### Exercise brief
Look through the records below, and copy out every line that holds the string "this".

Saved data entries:
|---|

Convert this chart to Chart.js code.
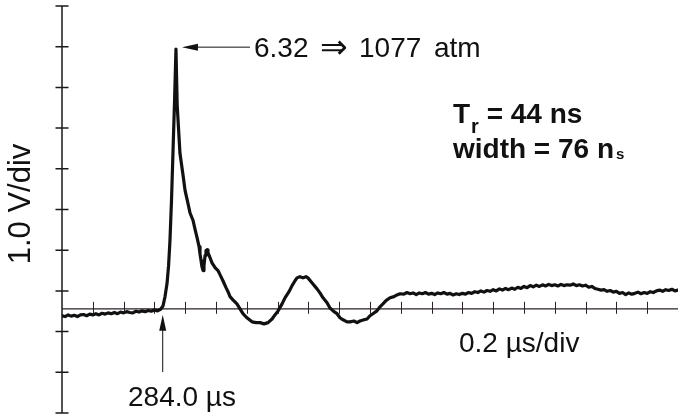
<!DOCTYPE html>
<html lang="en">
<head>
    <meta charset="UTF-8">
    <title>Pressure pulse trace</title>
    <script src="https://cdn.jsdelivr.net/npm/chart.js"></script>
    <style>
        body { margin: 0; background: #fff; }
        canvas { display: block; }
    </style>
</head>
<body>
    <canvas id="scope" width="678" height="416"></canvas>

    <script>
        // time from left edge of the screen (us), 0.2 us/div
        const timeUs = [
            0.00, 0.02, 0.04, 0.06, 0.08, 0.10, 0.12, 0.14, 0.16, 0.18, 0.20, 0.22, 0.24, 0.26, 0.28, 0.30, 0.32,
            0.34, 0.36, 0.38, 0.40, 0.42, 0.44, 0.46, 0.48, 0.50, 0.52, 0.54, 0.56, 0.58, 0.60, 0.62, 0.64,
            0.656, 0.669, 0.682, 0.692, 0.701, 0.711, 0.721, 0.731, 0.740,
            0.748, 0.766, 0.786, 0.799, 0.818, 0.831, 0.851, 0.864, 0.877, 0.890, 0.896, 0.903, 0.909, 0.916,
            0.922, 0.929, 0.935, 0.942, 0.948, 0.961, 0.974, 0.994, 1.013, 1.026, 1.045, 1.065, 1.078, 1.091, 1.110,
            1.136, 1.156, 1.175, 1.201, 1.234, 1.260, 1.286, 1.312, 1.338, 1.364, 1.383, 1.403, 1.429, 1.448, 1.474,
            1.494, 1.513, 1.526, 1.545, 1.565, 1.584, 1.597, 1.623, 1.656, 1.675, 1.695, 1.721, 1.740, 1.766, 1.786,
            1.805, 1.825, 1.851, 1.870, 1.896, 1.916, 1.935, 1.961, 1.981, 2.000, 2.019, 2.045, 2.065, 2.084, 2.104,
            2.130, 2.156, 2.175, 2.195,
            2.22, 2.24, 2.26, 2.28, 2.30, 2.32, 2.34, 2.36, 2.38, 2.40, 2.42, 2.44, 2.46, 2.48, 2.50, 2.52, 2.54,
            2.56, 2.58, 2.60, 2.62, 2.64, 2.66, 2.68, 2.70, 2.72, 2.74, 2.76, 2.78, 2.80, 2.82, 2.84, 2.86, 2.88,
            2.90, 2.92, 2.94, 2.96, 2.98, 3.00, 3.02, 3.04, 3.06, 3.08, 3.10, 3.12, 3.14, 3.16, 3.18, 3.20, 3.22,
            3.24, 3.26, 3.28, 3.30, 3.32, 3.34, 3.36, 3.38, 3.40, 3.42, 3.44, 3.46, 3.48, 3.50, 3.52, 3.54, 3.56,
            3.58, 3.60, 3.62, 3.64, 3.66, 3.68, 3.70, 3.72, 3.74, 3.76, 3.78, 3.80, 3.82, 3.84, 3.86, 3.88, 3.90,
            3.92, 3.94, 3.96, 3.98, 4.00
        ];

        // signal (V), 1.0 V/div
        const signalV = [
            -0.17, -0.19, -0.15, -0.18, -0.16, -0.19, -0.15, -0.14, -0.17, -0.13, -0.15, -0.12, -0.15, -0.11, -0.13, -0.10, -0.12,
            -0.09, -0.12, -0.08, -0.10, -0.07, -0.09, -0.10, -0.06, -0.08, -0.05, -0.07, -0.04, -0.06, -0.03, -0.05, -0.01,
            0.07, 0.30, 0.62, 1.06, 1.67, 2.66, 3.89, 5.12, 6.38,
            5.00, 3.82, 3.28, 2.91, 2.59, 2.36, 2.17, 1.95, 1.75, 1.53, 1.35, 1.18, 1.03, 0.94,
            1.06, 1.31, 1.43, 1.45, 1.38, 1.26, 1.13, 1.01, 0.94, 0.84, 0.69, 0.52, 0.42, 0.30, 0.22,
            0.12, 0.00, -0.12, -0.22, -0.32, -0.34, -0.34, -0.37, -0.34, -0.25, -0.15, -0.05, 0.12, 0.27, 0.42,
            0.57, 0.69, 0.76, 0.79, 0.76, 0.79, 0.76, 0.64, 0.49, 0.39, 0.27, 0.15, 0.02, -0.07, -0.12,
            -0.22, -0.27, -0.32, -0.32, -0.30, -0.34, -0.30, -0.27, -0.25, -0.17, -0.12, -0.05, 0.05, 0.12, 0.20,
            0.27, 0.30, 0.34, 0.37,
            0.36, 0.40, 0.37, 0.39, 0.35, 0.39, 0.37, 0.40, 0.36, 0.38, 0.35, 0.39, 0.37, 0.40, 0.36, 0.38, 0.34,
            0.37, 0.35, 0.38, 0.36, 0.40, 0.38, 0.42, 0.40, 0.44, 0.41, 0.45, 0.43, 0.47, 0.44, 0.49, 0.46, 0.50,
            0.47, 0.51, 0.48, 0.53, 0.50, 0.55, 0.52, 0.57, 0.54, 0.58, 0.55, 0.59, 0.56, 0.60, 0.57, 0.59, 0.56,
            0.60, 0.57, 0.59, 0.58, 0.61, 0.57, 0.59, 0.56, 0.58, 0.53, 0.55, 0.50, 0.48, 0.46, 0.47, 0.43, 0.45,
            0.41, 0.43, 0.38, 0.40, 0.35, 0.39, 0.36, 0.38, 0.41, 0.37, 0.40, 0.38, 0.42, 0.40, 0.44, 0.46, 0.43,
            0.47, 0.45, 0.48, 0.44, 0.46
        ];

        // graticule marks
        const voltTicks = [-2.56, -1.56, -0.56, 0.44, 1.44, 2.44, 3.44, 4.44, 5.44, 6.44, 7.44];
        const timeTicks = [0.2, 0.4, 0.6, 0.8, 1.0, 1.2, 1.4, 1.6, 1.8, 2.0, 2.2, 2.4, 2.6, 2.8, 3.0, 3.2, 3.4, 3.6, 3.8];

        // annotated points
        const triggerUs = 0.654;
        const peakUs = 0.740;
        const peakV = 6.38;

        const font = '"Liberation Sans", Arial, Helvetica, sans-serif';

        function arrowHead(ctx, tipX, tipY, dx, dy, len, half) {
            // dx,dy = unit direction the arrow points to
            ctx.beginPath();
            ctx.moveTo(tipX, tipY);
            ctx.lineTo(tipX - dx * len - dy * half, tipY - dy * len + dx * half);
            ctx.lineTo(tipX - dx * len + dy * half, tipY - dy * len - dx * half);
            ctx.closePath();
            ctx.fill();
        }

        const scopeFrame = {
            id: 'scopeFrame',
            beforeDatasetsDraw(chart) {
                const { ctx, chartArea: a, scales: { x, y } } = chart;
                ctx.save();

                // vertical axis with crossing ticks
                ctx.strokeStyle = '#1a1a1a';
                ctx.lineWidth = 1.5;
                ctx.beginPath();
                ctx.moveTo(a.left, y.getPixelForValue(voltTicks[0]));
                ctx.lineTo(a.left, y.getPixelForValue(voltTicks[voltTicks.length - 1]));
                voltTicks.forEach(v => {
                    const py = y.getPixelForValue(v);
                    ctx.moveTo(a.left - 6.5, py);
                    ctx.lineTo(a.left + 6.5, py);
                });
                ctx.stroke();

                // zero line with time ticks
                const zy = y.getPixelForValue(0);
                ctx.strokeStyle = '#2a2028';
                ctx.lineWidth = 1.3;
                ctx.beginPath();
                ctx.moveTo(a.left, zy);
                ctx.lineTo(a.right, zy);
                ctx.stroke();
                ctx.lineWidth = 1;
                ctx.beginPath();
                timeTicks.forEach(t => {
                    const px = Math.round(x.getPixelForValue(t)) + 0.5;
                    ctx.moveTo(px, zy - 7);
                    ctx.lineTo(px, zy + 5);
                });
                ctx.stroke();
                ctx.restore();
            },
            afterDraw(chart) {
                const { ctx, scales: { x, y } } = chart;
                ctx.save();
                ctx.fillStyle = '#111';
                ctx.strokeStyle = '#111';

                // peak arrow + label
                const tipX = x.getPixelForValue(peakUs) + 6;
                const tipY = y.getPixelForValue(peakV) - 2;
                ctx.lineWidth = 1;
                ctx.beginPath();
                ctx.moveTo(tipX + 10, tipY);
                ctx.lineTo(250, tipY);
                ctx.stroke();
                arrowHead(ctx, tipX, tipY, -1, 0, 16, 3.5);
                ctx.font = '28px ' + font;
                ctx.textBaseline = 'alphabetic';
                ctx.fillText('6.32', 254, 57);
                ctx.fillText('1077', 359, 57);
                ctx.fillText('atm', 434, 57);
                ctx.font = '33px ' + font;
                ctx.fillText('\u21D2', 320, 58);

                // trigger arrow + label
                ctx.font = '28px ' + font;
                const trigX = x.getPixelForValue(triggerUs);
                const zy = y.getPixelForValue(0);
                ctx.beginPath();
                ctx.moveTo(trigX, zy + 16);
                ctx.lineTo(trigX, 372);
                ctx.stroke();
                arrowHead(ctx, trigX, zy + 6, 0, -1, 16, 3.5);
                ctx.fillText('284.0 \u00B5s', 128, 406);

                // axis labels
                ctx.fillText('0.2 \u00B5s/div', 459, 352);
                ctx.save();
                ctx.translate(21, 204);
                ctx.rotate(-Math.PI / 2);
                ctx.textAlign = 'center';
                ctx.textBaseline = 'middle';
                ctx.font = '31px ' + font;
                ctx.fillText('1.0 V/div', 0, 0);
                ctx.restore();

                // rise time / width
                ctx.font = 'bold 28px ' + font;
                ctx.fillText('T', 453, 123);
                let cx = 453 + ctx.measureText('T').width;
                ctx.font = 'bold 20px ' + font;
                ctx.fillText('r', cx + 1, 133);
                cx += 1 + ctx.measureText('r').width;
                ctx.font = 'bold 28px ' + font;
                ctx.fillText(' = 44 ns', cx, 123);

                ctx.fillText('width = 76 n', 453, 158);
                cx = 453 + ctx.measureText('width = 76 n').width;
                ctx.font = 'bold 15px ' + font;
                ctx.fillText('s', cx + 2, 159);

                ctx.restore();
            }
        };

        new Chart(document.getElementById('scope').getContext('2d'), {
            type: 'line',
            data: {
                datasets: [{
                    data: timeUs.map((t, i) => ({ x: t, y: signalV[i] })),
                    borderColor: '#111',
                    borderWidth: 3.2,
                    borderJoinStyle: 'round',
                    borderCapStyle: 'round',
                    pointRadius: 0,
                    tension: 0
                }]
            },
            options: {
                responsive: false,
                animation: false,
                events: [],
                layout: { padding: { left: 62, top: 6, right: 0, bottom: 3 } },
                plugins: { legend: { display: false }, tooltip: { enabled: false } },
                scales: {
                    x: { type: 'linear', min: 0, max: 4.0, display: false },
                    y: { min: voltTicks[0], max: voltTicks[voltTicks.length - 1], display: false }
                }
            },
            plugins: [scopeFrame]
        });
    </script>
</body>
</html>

|---|

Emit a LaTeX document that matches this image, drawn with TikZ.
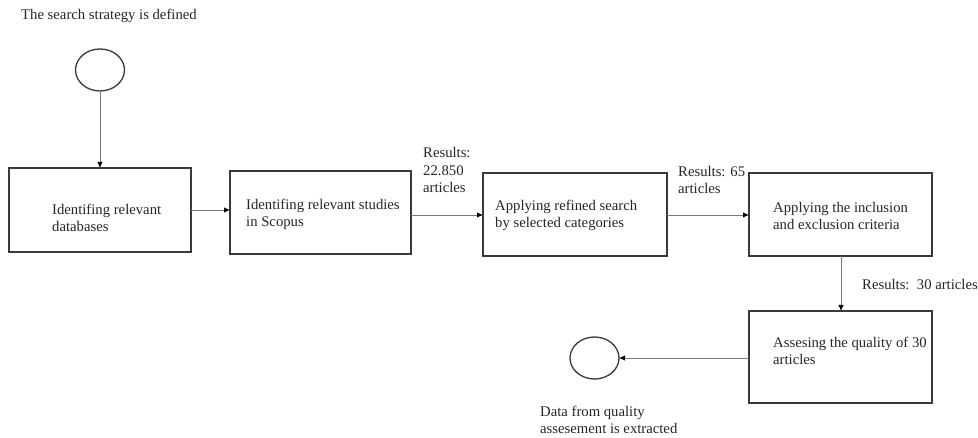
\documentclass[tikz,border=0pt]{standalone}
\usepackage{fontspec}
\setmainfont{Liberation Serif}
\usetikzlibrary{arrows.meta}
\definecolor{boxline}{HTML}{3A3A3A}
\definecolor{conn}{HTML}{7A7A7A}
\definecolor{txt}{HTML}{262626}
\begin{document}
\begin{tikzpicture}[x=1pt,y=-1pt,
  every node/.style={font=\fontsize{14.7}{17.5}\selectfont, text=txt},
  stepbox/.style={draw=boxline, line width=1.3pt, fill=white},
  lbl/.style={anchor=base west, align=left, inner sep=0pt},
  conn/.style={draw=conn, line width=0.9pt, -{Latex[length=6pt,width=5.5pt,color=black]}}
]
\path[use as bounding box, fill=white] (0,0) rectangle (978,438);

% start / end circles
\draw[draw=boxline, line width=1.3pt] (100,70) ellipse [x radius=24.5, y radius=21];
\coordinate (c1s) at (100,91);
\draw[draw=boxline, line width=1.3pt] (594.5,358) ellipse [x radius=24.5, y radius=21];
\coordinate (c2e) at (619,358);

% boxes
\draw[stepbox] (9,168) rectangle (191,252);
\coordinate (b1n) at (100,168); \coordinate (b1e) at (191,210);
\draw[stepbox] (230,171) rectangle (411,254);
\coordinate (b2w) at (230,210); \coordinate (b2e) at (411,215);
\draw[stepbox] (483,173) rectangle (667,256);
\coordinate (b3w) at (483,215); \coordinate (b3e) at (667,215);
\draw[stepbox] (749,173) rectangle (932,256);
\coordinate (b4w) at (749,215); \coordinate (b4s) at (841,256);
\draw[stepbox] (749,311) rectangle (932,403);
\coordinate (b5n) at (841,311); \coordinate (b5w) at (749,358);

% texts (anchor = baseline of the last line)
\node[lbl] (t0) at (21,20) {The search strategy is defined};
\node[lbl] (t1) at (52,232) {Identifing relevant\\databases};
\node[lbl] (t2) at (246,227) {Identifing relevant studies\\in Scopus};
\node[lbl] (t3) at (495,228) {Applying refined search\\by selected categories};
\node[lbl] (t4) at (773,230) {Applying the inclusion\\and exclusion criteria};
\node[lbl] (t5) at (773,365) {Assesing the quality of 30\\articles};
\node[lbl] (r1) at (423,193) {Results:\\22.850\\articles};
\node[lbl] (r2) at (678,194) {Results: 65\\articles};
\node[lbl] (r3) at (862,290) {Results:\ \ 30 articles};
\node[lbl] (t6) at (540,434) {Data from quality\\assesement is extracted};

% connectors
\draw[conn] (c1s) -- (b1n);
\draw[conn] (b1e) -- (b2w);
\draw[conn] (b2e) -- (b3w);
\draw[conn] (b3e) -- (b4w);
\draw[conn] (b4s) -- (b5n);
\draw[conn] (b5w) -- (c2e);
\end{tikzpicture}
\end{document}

|---|

### The response
Convert this chart to Chart.js code.
Emit a LaTeX document that matches this image, drawn with TikZ.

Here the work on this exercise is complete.